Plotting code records
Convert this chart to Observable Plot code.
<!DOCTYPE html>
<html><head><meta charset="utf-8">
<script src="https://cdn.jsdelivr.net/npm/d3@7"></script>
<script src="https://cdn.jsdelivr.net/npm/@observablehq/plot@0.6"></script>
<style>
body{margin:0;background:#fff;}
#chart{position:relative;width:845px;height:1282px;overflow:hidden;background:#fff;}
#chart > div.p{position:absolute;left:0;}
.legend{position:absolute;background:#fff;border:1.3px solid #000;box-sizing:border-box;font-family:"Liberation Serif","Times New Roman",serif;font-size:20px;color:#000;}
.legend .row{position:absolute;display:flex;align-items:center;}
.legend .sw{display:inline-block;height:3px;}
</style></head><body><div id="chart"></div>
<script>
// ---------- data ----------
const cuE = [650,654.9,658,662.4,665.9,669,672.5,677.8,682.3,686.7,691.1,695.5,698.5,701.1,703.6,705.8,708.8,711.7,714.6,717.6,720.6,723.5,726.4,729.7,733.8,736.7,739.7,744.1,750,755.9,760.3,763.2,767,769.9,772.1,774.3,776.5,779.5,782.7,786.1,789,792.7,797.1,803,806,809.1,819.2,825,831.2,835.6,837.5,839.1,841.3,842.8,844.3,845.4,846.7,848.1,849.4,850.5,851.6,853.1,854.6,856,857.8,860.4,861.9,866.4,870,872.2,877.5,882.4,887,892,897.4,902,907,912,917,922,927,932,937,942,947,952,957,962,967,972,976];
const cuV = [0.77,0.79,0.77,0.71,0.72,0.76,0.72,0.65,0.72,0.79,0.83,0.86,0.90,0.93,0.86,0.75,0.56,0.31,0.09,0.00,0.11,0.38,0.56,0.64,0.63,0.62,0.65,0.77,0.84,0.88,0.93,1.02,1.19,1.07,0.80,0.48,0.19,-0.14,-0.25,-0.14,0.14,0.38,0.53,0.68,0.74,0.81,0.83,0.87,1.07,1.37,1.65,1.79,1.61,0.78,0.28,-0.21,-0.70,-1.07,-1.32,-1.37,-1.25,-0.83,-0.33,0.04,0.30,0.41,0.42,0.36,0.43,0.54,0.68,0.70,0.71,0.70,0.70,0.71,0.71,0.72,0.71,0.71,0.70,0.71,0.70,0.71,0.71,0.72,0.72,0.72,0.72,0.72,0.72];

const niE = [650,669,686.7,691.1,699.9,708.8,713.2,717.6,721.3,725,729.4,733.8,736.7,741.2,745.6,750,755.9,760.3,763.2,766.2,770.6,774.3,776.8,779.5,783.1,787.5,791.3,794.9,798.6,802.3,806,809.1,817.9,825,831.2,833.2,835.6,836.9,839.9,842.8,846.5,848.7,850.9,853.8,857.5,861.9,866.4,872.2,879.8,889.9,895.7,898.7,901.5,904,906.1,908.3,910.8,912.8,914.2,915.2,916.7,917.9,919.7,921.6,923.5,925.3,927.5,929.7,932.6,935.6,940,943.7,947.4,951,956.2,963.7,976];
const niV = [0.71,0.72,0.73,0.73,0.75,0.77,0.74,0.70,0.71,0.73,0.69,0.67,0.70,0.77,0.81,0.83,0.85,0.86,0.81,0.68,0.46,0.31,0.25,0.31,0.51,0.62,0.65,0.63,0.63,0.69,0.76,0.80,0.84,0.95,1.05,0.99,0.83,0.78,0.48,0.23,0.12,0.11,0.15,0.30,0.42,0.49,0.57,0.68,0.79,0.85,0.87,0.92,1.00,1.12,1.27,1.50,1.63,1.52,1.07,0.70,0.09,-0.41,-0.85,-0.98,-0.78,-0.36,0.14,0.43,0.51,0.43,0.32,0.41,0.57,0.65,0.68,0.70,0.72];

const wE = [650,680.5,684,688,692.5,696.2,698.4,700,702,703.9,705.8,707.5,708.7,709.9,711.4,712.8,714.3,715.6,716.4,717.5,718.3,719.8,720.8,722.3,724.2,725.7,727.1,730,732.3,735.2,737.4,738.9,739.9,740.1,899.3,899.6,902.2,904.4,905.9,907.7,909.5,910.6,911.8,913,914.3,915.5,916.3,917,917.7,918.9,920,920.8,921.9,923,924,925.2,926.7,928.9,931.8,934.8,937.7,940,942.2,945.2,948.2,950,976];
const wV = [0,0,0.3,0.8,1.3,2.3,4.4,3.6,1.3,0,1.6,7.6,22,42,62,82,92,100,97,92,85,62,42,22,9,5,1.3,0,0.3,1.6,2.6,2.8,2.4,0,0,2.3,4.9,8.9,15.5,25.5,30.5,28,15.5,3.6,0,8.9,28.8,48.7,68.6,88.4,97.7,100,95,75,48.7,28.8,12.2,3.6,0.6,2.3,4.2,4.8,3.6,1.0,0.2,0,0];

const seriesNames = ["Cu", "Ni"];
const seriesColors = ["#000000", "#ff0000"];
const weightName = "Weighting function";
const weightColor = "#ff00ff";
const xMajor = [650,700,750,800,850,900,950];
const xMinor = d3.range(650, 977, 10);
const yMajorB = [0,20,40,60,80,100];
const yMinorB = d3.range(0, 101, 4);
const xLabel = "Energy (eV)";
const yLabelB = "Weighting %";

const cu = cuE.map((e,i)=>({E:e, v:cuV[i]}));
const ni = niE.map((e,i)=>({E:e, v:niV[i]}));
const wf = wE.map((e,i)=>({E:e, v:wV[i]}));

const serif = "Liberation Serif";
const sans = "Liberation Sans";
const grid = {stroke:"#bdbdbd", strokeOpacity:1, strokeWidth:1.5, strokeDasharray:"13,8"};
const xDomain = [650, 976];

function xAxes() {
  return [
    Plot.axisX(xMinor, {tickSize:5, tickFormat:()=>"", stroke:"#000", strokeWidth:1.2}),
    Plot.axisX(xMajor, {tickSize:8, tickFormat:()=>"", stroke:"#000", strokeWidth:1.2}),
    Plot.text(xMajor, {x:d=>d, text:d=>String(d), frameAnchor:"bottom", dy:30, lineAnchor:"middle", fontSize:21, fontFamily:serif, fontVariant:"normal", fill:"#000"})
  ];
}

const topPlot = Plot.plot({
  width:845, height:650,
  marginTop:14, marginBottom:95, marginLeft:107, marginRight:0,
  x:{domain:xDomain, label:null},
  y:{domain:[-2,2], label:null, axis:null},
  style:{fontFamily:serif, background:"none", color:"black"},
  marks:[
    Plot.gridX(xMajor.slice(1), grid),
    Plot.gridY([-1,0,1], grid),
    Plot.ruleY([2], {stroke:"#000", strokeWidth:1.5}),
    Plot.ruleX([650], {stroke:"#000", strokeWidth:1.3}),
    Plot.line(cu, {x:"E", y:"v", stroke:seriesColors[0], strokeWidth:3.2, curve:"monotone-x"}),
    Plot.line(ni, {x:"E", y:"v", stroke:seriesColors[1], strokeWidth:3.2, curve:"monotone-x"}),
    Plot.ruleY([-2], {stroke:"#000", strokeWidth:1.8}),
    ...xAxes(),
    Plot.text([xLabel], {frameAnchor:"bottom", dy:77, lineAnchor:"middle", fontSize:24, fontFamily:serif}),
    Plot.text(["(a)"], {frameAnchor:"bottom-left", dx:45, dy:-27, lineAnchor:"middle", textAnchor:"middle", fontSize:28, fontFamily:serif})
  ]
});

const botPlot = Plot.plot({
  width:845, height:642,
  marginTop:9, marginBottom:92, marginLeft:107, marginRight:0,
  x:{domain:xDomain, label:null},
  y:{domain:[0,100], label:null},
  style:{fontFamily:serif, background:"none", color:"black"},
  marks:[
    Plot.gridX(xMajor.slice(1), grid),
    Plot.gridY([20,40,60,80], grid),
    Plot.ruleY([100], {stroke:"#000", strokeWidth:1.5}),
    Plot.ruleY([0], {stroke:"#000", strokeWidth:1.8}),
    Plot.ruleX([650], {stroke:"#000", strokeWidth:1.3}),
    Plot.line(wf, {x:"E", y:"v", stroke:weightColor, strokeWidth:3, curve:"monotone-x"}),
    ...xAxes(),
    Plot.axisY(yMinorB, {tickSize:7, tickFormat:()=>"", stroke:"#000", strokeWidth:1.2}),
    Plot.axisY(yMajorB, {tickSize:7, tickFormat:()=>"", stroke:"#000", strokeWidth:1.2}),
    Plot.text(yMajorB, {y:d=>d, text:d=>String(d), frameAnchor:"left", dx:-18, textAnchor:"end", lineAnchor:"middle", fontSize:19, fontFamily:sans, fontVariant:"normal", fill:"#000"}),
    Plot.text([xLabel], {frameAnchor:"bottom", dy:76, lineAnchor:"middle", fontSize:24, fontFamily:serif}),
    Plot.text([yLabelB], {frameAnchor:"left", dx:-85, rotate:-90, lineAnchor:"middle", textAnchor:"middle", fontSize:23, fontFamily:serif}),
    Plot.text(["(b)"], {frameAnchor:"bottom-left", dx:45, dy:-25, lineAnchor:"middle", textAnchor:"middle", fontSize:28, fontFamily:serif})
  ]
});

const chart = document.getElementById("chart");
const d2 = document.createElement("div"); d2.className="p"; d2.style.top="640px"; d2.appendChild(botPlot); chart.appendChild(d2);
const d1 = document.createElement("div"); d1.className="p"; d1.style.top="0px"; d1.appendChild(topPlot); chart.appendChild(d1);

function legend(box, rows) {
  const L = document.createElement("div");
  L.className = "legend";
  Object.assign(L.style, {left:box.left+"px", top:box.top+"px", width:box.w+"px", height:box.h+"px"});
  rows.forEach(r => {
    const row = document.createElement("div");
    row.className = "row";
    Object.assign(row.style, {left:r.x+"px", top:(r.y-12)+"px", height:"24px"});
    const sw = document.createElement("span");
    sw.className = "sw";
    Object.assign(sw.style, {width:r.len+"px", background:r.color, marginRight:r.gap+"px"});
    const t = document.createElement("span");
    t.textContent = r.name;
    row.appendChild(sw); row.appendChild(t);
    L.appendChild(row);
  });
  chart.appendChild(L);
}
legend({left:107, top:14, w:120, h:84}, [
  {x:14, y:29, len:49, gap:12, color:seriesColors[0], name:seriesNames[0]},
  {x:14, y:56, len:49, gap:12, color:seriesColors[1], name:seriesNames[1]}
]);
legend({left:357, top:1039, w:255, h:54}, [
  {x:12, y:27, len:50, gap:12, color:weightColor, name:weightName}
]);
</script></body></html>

* * *

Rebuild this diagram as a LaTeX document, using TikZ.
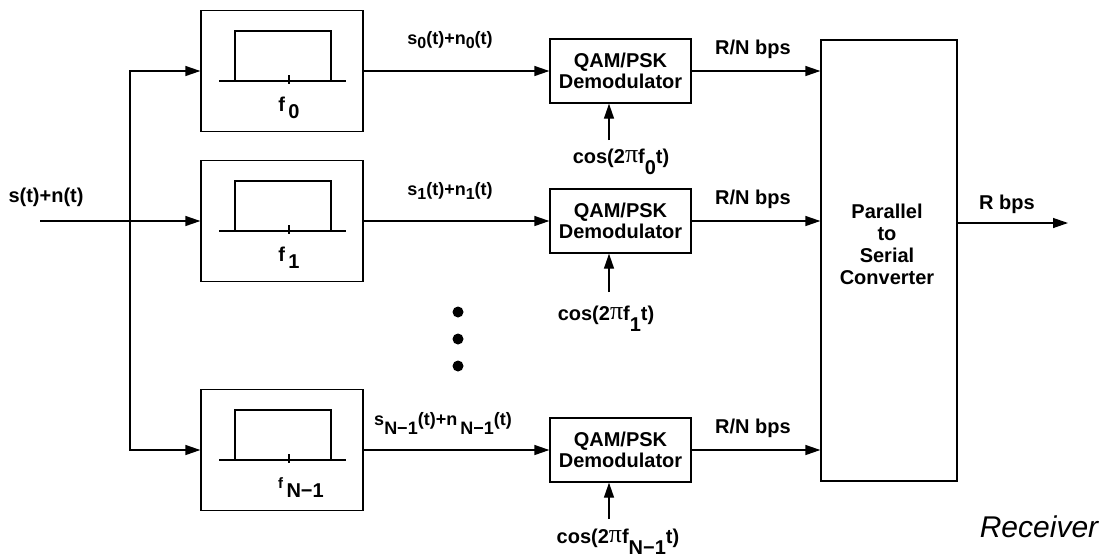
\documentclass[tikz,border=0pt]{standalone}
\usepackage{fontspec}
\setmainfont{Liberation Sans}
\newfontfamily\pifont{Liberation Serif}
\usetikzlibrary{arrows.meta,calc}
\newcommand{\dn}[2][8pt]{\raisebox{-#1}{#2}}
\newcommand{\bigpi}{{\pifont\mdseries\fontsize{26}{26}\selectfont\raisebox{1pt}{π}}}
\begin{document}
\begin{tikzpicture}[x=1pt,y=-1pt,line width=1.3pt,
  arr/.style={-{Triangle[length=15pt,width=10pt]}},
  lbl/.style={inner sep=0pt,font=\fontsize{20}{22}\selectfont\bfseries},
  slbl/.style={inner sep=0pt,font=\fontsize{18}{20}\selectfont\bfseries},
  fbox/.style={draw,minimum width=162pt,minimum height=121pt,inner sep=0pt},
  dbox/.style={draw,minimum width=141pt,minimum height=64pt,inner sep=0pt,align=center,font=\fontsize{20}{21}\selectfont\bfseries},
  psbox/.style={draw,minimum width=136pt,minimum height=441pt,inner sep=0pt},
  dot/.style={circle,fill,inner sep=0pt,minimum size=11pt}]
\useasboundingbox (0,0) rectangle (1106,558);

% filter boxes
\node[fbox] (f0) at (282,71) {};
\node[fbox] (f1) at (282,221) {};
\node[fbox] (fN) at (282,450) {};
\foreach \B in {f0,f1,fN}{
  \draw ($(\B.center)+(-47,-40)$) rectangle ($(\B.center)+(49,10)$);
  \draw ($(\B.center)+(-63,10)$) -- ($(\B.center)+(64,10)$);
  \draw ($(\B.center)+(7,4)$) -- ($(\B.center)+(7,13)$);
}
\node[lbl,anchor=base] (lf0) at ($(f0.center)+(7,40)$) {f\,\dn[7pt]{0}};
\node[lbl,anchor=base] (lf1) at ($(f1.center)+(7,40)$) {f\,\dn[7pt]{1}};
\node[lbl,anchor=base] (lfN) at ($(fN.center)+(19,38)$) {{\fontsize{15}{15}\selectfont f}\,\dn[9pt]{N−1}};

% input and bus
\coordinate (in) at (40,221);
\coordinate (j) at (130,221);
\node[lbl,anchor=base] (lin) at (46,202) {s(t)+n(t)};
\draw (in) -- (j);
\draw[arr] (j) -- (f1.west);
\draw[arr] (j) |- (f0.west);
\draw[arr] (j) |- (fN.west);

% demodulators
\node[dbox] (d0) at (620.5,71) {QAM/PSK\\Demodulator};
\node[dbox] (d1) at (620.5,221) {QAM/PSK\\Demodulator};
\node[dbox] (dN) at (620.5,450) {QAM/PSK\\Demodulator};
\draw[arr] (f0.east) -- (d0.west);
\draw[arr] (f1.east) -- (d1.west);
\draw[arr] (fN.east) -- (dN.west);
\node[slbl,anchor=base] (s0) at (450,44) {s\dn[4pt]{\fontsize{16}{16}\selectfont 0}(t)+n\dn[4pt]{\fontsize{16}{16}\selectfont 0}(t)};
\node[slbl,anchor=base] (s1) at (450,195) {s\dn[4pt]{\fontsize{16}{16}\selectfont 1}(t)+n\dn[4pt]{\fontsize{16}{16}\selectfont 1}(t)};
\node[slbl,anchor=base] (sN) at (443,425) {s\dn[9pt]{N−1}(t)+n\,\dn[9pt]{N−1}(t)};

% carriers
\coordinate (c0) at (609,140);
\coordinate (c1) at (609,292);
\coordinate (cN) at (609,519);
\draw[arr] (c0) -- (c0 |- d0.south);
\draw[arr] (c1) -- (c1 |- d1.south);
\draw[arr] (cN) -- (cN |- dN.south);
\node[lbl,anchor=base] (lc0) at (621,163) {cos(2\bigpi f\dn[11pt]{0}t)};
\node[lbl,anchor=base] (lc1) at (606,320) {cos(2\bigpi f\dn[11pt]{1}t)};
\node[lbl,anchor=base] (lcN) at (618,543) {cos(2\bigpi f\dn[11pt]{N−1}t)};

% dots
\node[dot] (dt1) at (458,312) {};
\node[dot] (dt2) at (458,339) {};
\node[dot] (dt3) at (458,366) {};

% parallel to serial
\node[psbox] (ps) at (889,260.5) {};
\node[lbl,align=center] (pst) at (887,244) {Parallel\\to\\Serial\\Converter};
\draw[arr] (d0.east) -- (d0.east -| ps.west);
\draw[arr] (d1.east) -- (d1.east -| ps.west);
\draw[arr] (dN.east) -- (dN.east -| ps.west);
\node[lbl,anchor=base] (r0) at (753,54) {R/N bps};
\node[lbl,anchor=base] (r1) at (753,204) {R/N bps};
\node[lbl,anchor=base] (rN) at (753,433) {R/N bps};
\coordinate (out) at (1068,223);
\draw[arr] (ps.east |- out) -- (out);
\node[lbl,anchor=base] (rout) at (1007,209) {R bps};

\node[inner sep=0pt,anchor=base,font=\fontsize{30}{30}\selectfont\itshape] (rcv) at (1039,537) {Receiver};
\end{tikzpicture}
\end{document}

* * *

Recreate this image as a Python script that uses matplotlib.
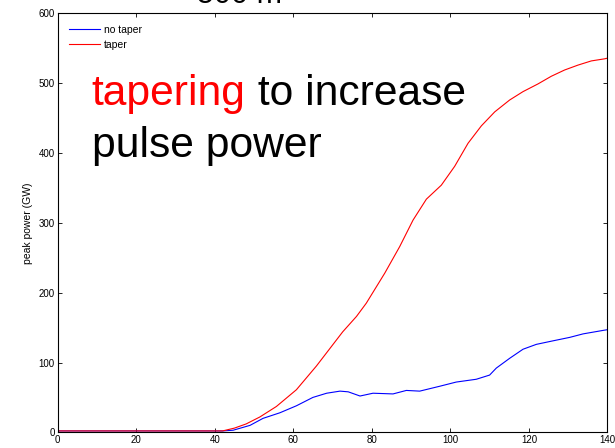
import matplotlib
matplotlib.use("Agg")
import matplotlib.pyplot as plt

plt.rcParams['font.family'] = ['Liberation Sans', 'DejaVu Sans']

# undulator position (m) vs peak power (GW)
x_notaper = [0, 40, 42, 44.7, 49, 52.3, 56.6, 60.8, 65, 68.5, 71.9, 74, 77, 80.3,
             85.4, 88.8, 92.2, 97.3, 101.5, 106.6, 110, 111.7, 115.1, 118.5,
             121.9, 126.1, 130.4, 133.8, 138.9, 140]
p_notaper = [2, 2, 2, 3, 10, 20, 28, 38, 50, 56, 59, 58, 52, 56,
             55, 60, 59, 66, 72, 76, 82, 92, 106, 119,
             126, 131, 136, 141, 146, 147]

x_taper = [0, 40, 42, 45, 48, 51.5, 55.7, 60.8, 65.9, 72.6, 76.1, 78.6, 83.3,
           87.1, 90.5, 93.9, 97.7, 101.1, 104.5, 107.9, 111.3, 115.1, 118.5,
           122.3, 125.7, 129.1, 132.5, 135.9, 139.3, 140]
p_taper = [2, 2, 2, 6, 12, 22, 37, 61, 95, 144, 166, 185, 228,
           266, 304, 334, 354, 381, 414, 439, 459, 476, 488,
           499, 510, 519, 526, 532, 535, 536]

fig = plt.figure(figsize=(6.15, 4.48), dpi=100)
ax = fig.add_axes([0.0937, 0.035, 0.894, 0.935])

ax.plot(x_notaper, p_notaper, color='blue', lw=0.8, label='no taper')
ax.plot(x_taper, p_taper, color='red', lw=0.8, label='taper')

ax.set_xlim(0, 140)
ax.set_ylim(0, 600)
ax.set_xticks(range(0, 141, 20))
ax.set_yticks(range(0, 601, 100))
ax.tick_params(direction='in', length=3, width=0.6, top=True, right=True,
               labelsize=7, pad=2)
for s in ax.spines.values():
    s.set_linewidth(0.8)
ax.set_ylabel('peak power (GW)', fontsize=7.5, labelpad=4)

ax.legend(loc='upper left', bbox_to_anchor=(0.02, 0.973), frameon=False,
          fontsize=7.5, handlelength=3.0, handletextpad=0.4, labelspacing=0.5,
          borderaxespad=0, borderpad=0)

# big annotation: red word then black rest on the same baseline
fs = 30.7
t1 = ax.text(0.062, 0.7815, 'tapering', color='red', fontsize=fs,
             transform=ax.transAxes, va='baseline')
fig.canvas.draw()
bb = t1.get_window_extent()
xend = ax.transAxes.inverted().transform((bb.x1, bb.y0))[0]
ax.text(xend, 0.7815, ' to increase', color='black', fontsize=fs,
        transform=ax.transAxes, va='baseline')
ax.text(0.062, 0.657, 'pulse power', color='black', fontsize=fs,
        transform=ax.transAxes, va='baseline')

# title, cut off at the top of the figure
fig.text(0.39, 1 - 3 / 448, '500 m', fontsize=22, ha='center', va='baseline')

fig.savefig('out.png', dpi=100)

## DESCRIPTION OF THE TASK
Using the listing above, return all lines where the word "matplotlib" occurs.

## THE REPLY
Recreate this image as a Python script that uses matplotlib.
import matplotlib
matplotlib.use("Agg")
import matplotlib.pyplot as plt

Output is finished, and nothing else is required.